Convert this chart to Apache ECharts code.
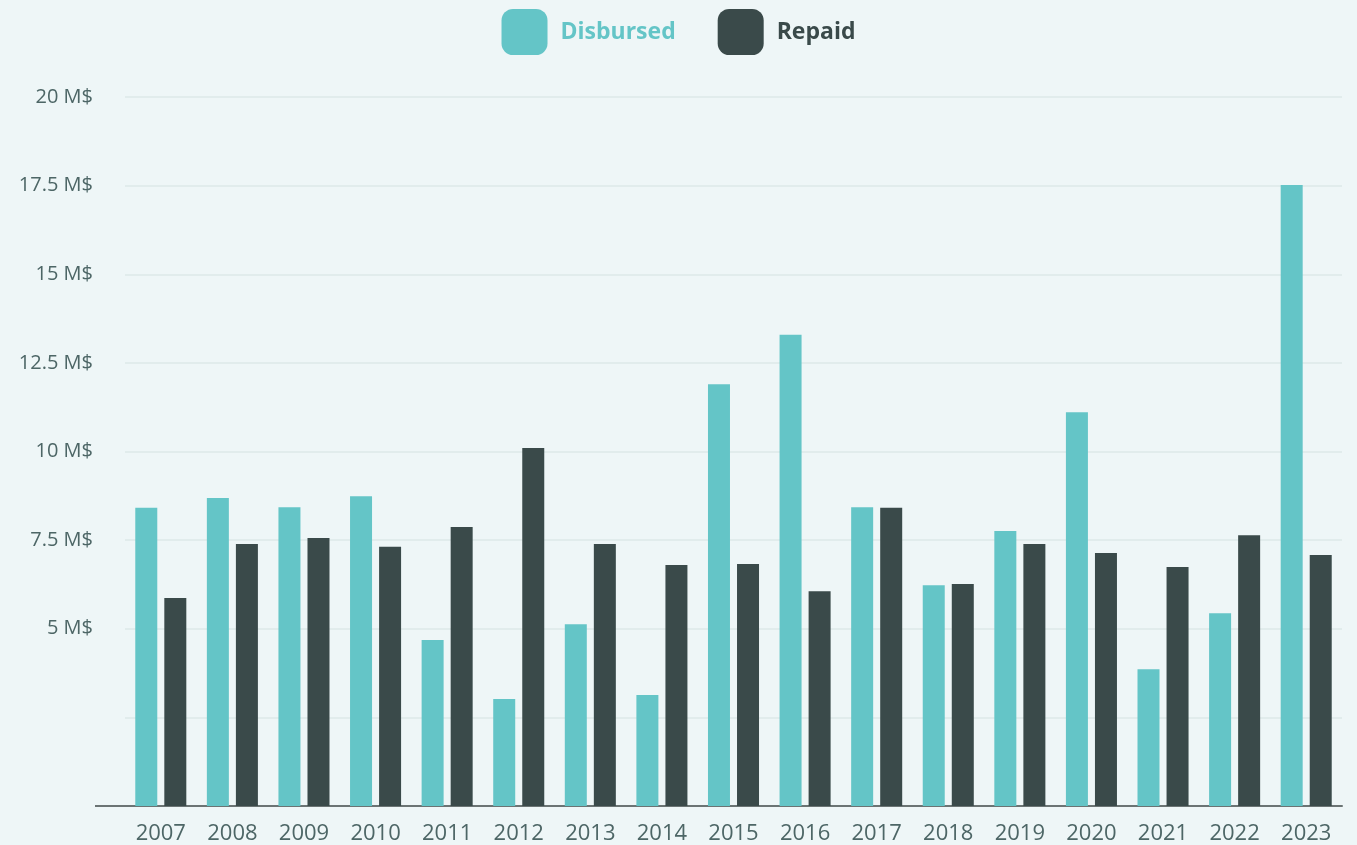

______________________________

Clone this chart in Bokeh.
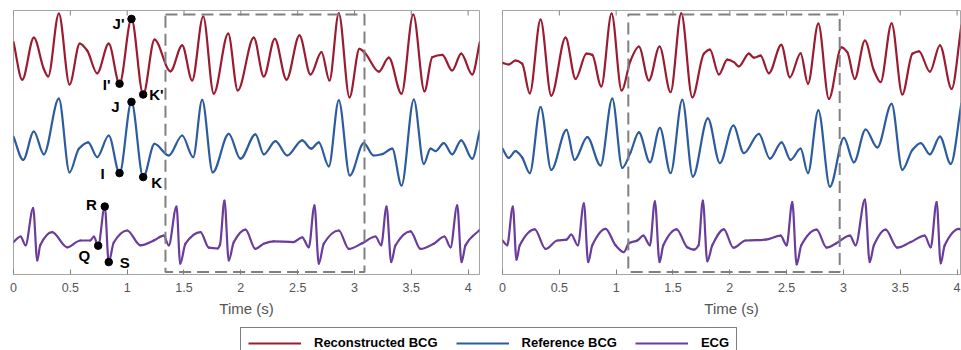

______________________________

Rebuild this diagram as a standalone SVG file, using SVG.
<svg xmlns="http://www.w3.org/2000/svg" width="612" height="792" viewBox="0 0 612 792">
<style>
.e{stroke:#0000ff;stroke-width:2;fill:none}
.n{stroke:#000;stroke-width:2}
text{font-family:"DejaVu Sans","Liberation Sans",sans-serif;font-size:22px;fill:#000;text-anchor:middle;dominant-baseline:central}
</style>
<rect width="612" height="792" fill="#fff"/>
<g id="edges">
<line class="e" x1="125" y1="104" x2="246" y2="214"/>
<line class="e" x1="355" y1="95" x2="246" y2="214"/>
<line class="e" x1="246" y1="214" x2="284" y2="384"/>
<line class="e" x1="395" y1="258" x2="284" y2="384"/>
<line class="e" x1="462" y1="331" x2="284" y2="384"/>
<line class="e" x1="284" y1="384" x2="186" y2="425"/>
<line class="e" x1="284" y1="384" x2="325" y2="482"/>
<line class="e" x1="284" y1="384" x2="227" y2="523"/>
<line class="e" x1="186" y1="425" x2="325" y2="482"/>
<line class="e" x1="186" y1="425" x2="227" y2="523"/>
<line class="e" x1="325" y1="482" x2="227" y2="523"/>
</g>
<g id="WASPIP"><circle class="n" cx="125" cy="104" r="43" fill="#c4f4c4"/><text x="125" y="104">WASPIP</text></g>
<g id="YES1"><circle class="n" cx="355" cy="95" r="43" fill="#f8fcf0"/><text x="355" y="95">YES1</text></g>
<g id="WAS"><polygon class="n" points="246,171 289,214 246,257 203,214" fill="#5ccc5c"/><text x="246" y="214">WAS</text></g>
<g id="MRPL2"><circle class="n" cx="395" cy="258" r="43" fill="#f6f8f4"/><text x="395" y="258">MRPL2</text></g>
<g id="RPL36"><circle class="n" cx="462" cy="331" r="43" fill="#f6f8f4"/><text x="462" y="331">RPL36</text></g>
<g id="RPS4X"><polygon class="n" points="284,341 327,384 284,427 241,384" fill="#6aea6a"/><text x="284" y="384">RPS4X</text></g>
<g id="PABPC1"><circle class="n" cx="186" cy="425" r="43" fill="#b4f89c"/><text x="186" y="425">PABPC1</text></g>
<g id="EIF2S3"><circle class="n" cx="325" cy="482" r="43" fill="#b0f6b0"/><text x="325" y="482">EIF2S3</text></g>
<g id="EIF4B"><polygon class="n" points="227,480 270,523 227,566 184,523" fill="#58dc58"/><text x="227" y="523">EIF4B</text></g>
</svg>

______________________________

» What you should do:
Pull out every line of the records above that contains the word "this".

» Exercise solution:
Convert this chart to Apache ECharts code.
Clone this chart in Bokeh.
Rebuild this diagram as a standalone SVG file, using SVG.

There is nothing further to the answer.